The "men" from each of these five cities set up their gods in the shrines of the land, mixing it with the worship of Yahweh. "The men of Babylon made Succoth Benoth, the men of Cuthah made Nergal, the men of Hamath made Ashima, the Avvites made Nibhaz and Tartak, and the Sepharvites ... Adrammelech and Anammelech." (2 Kings 17:30-31) The Bible says that these deities were idols, although the Samaritans were not punished because they worshipped the God of the Israelites as well.

The identity of Succoth-benoth is unknown. Hayim Tawil noted that Bànitu (Akkadian: 𒁀𒉌𒌈 Ba.ni.TUM, "the female creature") was an epithet of Ishtar in Nineveh, and postulated the name "Succoth-benoth" was a Hebrew rendition of a Neo-Babylonian or Neo-Assyrian divine name meaning "the image of Bànitu".
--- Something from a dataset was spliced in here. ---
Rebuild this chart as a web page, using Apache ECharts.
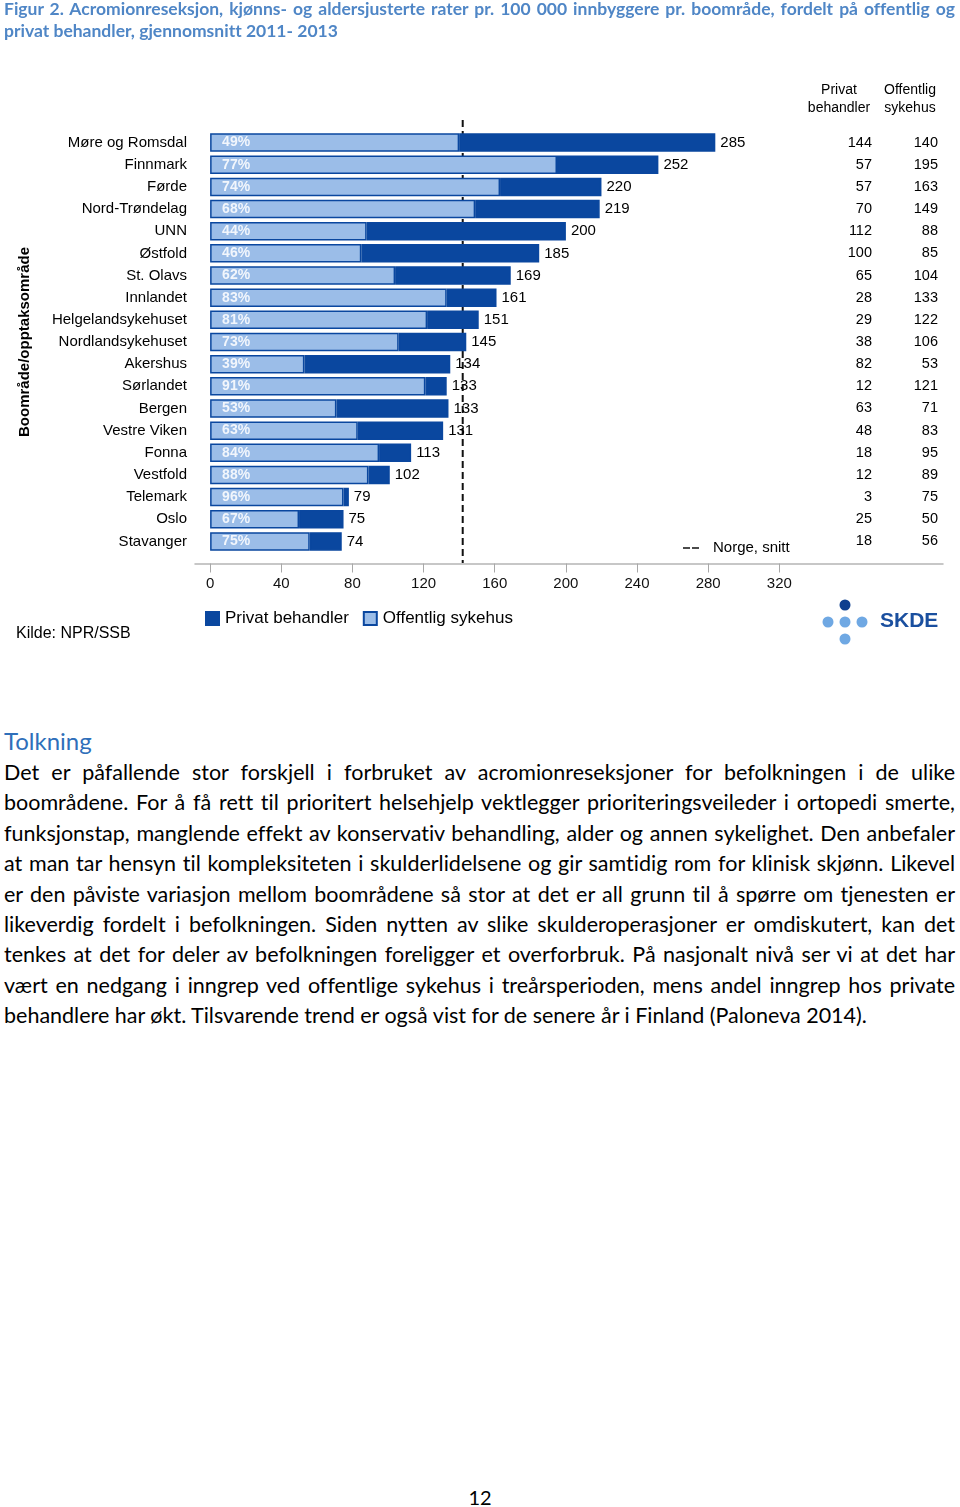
<!DOCTYPE html>
<html><head><meta charset="utf-8">
<script src="https://cdn.jsdelivr.net/npm/echarts@6/dist/echarts.min.js"></script>
<style>
html,body{margin:0;padding:0;background:#fff;}
#page{position:relative;width:960px;height:1507px;overflow:hidden;font-variant-ligatures:none;}
#chart{position:absolute;left:0;top:0;width:960px;height:680px;}
.title{position:absolute;left:4px;top:-2px;font-family:Lato,sans-serif;font-weight:bold;font-size:17.5px;line-height:22px;color:#4f86c6;}
.ln{white-space:nowrap;}
.ln span{display:inline-block;transform-origin:0 50%;}
#tolk{position:absolute;left:4px;top:726px;font-family:Lato,sans-serif;font-size:24px;line-height:30px;color:#2f6fba;}
#para{position:absolute;left:4px;top:757px;width:951px;font-family:Lato,sans-serif;font-size:21.5px;line-height:30.4px;color:#000;}
#pnum{position:absolute;left:0;width:960px;top:1485px;text-align:center;font-family:Lato,sans-serif;font-size:20px;line-height:24px;}
</style></head>
<body><div id="page">
<div id="chart"></div>
<div class="title">
<div class="ln" data-w="951"><span>Figur 2. Acromionreseksjon, kjønns- og aldersjusterte rater pr. 100 000 innbyggere pr. boområde, fordelt på offentlig og</span></div>
<div class="ln"><span>privat behandler, gjennomsnitt 2011- 2013</span></div>
</div>
<div id="tolk">Tolkning</div>
<div id="para">
<div class="ln" data-w="951"><span>Det er påfallende stor forskjell i forbruket av acromionreseksjoner for befolkningen i de ulike</span></div>
<div class="ln" data-w="951"><span>boområdene. For å få rett til prioritert helsehjelp vektlegger prioriteringsveileder i ortopedi smerte,</span></div>
<div class="ln" data-w="951"><span>funksjonstap, manglende effekt av konservativ behandling, alder og annen sykelighet. Den anbefaler</span></div>
<div class="ln" data-w="951"><span>at man tar hensyn til kompleksiteten i skulderlidelsene og gir samtidig rom for klinisk skjønn. Likevel</span></div>
<div class="ln" data-w="951"><span>er den påviste variasjon mellom boområdene så stor at det er all grunn til å spørre om tjenesten er</span></div>
<div class="ln" data-w="951"><span>likeverdig fordelt i befolkningen. Siden nytten av slike skulderoperasjoner er omdiskutert, kan det</span></div>
<div class="ln" data-w="951"><span>tenkes at det for deler av befolkningen foreligger et overforbruk. På nasjonalt nivå ser vi at det har</span></div>
<div class="ln" data-w="951"><span>vært en nedgang i inngrep ved offentlige sykehus i treårsperioden, mens andel inngrep hos private</span></div>
<div class="ln" data-max="866"><span>behandlere har økt. Tilsvarende trend er også vist for de senere år i Finland (Paloneva 2014).</span></div>
</div>
<div id="pnum">12</div>
</div>
<script>
const categories = ['Møre og Romsdal','Finnmark','Førde','Nord-Trøndelag','UNN','Østfold','St. Olavs','Innlandet','Helgelandsykehuset','Nordlandsykehuset','Akershus','Sørlandet','Bergen','Vestre Viken','Fonna','Vestfold','Telemark','Oslo','Stavanger'];
const privat = [144,57,57,70,112,100,65,28,29,38,82,12,63,48,18,12,3,25,18];
const offentlig = [140,195,163,149,88,85,104,133,122,106,53,121,71,83,95,89,75,50,56];
const totals = [285,252,220,219,200,185,169,161,151,145,134,133,133,131,113,102,79,75,74];
const andelOffentlig = [49,77,74,68,44,46,62,83,81,73,39,91,53,63,84,88,96,67,75];
const norgeSnitt = 142;
const xTicks = [0,40,80,120,160,200,240,280,320];

const DARK = '#0a479f', LIGHT = '#9bbde8';
const FONT = 'Arial, "Liberation Sans", sans-serif';

const chart = echarts.init(document.getElementById('chart'), null, {renderer:'canvas'});
chart.setOption({
  animation:false,
  grid:{left:195, right:17, top:131.5, bottom:127.5, containLabel:false},
  legend:{
    data:['Privat behandler','Offentlig sykehus'],
    left:200, top:605, itemWidth:13, itemHeight:13, itemGap:14, icon:'rect',
    textStyle:{fontFamily:FONT, fontSize:17, color:'#000', padding:[0,0,0,1]}
  },
  xAxis:{
    type:'value', min:-8.5, max:412, offset:11,
    splitLine:{show:false},
    axisLine:{show:true, lineStyle:{color:'#b5b5b5', width:1.5}},
    axisTick:{show:true, customValues:xTicks, length:9, inside:false, lineStyle:{color:'#a8a8a8'}},
    axisLabel:{customValues:xTicks, margin:13, fontFamily:FONT, fontSize:15, color:'#111'}
  },
  yAxis:[
    {type:'category', data:categories, inverse:true,
     name:'Boområde/opptaksområde', nameLocation:'middle', nameGap:163, nameRotate:90,
     nameTextStyle:{fontFamily:FONT, fontSize:15, fontWeight:'bold', color:'#000'},
     axisLine:{show:false}, axisTick:{show:false},
     axisLabel:{margin:8, fontFamily:FONT, fontSize:15, color:'#000'}},
    {type:'category', data:categories, inverse:true, position:'right',
     axisLine:{show:false}, axisTick:{show:false},
     axisLabel:{margin:-71, align:'right', fontFamily:FONT, fontSize:14.5, color:'#000',
       formatter:(v,i)=>String(privat[i])}},
    {type:'category', data:categories, inverse:true, position:'right',
     axisLine:{show:false}, axisTick:{show:false},
     axisLabel:{margin:-5, align:'right', fontFamily:FONT, fontSize:14.5, color:'#000',
       formatter:(v,i)=>String(offentlig[i])}}
  ],
  series:[
    {name:'Offentlig sykehus', type:'bar', stack:'t', yAxisIndex:0, data:offentlig, barWidth:18.5,
     itemStyle:{color:LIGHT, borderColor:DARK, borderWidth:1.5},
     label:{show:true, position:'insideLeft', distance:12, fontFamily:FONT, fontSize:14, fontWeight:'bold', color:'#f2f6fc',
       formatter:p=>andelOffentlig[p.dataIndex]+'%'}},
    {name:'Privat behandler', type:'bar', stack:'t', yAxisIndex:0, data:privat, barWidth:18.5,
     itemStyle:{color:DARK, borderColor:DARK, borderWidth:1.5},
     label:{show:true, position:'right', distance:5, fontFamily:FONT, fontSize:15, color:'#000',
       formatter:p=>String(totals[p.dataIndex])}}
  ]
});

const nx = chart.convertToPixel({xAxisIndex:0}, norgeSnitt);
const txt = (t,x,y,opt={}) => ({type:'text', silent:true, style:Object.assign({text:t, x:x, y:y, fill:'#000', font:'15px '+FONT, align:'left', verticalAlign:'middle', textAlign:'left', textVerticalAlign:'middle'}, opt)});
chart.setOption({graphic:[
  {type:'line', silent:true, shape:{x1:nx, y1:120, x2:nx, y2:563}, style:{stroke:'#111', lineWidth:2, lineDash:[7,4]}},
  {type:'line', silent:true, shape:{x1:683, y1:548, x2:699, y2:548}, style:{stroke:'#111', lineWidth:1.5, lineDash:[7,2]}},
  txt('Norge, snitt', 713, 548),
  txt('Privat', 839, 90, {align:'center', textAlign:'center', font:'14px '+FONT}),
  txt('behandler', 839, 108, {align:'center', textAlign:'center', font:'14px '+FONT}),
  txt('Offentlig', 910, 90, {align:'center', textAlign:'center', font:'14px '+FONT}),
  txt('sykehus', 910, 108, {align:'center', textAlign:'center', font:'14px '+FONT}),
  txt('Kilde: NPR/SSB', 16, 634, {font:'16px '+FONT}),
  {type:'circle', silent:true, shape:{cx:845, cy:605, r:5.5}, style:{fill:'#0d3f8f'}},
  {type:'circle', silent:true, shape:{cx:828, cy:622, r:5.5}, style:{fill:'#6fa8e3'}},
  {type:'circle', silent:true, shape:{cx:845, cy:622, r:5.5}, style:{fill:'#6fa8e3'}},
  {type:'circle', silent:true, shape:{cx:862, cy:622, r:5.5}, style:{fill:'#6fa8e3'}},
  {type:'circle', silent:true, shape:{cx:845, cy:639, r:5.5}, style:{fill:'#6fa8e3'}},
  txt('SKDE', 880, 621, {font:'bold 21px '+FONT, fill:'#1a4f9f'})
]});

// fit text lines
document.querySelectorAll('.ln').forEach(el=>{
  const sp = el.querySelector('span');
  const w = sp.getBoundingClientRect().width;
  const target = el.dataset.w ? +el.dataset.w : (el.dataset.max ? +el.dataset.max : null);
  if(!target) return;
  if(el.dataset.max){ if(w>target) sp.style.transform='scaleX('+(target/w)+')'; return; }
  if(w>target){ sp.style.transform='scaleX('+(target/w)+')'; }
  else {
    const n = (sp.textContent.match(/ /g)||[]).length;
    if(n) sp.style.wordSpacing = ((target-w)/n)+'px';
  }
});
</script>
</body></html>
According to b. Sanhedrin, Succoth Benoth was a hen; according to the Jerusalem Talmud, Avoda Zara, a hen and her chicks, thus associating this god with the astrological constellation Pleiades. According to commentators, either sukkot is a foreign word for "hen" and the phrase means "hen of chicks" or the entire phrase is a foreign word for "hen". Marcus Jastrow proposed that the phrase is native to Hebrew and should be read "covering the young".